Auditor-General Lyn Provost wasn't happy about the Government's controversial decision to invest $11.5 million in a Saudi Arabian sheep farm, official documents show.
Foreign Minister Murray McCully's office today released hundreds of documents covering the deal, setting out the impact of the 2007 ban on the export of live sheep for slaughter on New Zealand's relationship with Saudi Arabia, and the attempts made to limit the damage.
The documents show the solution - investing in Saudi businessman Hmood Al Ali Al Khalaf's farm and turning it into an agrihub showcasing New Zealand equipment - was carefully considered and researched.
But in 2013, before any money was paid out, Ms Provost told ministers the business case they had presented raised more questions than answers.
"We consider the financial case to be weak... in our view there was insufficient information on the financial benefits accruing," she said.
Ms Provost wasn't sure about the legality of live sheep being sent to Saudi Arabia for breeding, although she noted "ministry staff have assured us the arrangement will meet the necessary legal requirements".
Mr Khalaf lost millions when exports were banned, and Foreign Minister Murray McCully has said New Zealand's relations with Saudi Arabia were "poisoned".
A free trade agreement was put on hold, and still hasn't been signed.
Mr McCully has said the deal struck with Mr Khalaf was made to defuse the diplomatic situation and to avoid the possibility of being sued for up to $30m.

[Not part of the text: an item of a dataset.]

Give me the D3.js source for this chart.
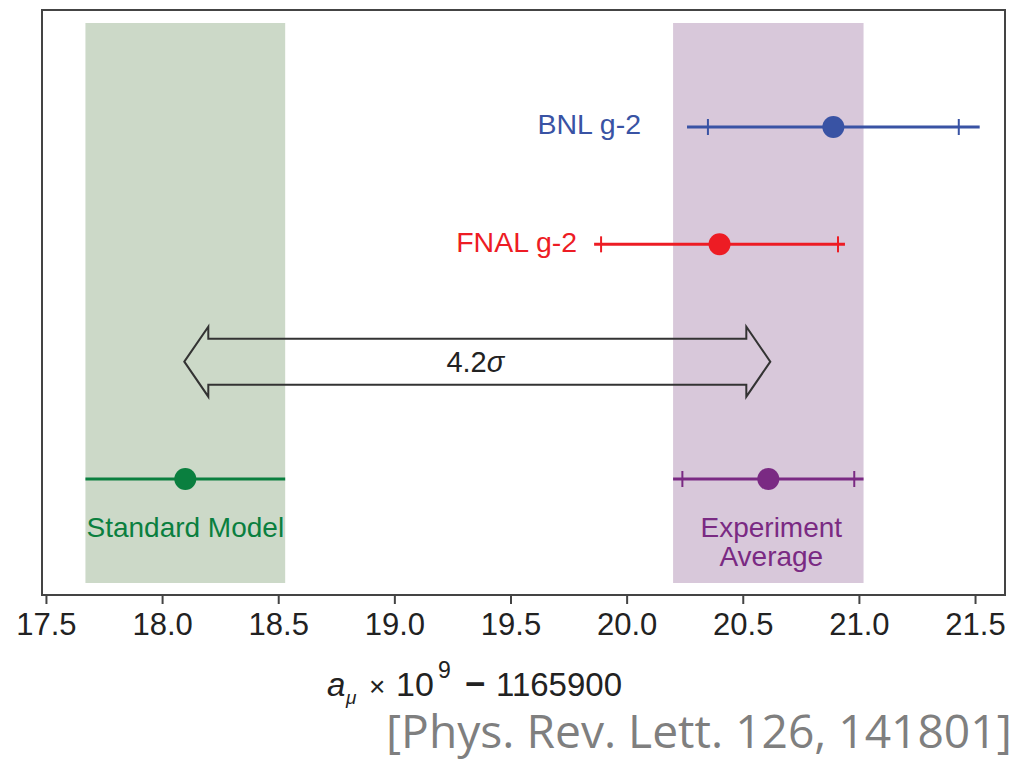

Labour doesn't believe the legal threat existed, and the documents don't prove it one way or another because the Government's legal advice isn't included.
The documents show that the auditor-general's office was concerned about what it described as an "unusual" arrangement.
Papers show the final draft plan for setting up the agrihub and flying out 900 sheep for breeding was set out in 2013.
The cost breakdown shows $4m was committed to what is described as the Saudi-NZ Partnership.
Labour has accused the Government of making a $4m payment to Mr Khalaf, which it suggests was made to secure the free trade agreement.
It has described the payment as a bribe.
Prime Minister John Key, who is in the Cook Islands, says he stands by the deal and believes it was in New Zealand's best interests.
"It hasn't embarrassed the Government... I think most New Zealanders would say `get on with it'," he told reporters.
The documents were released under the Official Information Act, and many pages have been redacted.